Well, in the movies, the guy is usually like “Aaaaaaarrrrgh!”, dramatically throwing himself around, screaming in pain, and the blood sprays all over, and then you have people running in going “Aaaaaagh!”, and they pull the sword out of his shoulder, and then one of them drops it and it falls into the guy’s leg, and he goes “Aaaaaaaarrrgh!” again! And so on, and so on.
But this is reality. Whenever someone gets stabbed, they didn’t go “Aaarrgh” or anything. Once that blade was in there, it’s like this big blunt pain shooting through their arm, and they’re all like: Oooooooooh! Almost as though they wanted to inflate their cheeks to the point in which they exploded, but without closing their mouths. And their eyes bug out, of course; you can’t get stabbed without bugged-out eyes. It’s like a universal law of stabbing. When someone gets stabbed in the shoulder, their head wants to explode.
And there’s also musical stabbing: get stabbed in the shoulder, and there’s an “Oooooooooh”. Get stabbed in the leg, and it’s “Aaaaaaaaah”. Stabbed in the buttock, and it’s “Eeeeeeee”. (Do a bit of a stab-dance to show the idea can be dumb).

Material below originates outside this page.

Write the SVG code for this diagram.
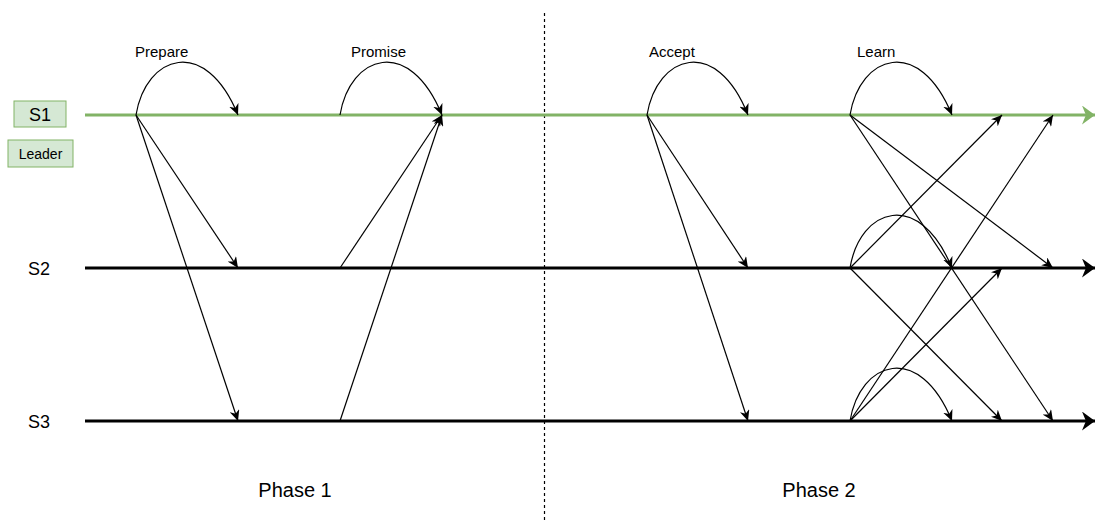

But in all seriousness, don’t stab people to test this. Please. This is just an example. As you can see, I’ve expended a story from a 10-second statement to an actual 5-minute speech. Pretty good, eh?
|HOW TO FINISH THE SHOW|
It doesn’t matter if you save your best jokes for last. Instead, try to tell your stories and finish them off with a flourish, using the spruced-up punch-line (ironic ones are the best) as the actual punch-line to everything. Start with story, add tidbits all over, and end with story. That simple.
If you’re making fun of someone or something, end it of with their most annoying or, in your eyes, ridiculous attribute, and try to keep a straight face throughout the show.
Lastly, always remember to thank everyone and that “you had a great time”, because that’s your dismissal line. If you just wave and walk off without another word, everyone gets confused, and it really messed up your well-built show with an awkward silence. That way, you’ll walk off with applause, and you can even listen as to how well you did by the volume and intensity of it.
If it’s low, then at least some people enjoyed it, and in your future shows, you need to talk about something that more people can either relate to or understand, because people only applaud you if you make them laugh. They don’t if they’re confused. Try to never confuse an audience, because it’s the absolute worst that can happen to your performance. Once they’re confused, you must abandon ship and start over, or if you’re out of time, say thanks anyways. Do NOT apologize or make up a dance to try to righten everyone out if you’ve got no more material – it’s their fault for not understanding you. You’re professional, they’re not. Just finish the story and dismiss yourself. Then you can start over with another show.
Oh, and when you leave, just a casual walk will do. If music is playing as you exit, you can do a little dance with it for a final laugh and bonus points to show that you are human like everyone else.
If everyone can make each other laugh, then the world’s a good place. There will be no need for anyone to know the answers to everything if everyone can just forget about the questions themselves and have a good time. That’s why I wrote all this in the first place, after all.
And now that I have, I bid thee farewell. Live your lives lightly and make others laugh, and you will find your own is well worth it.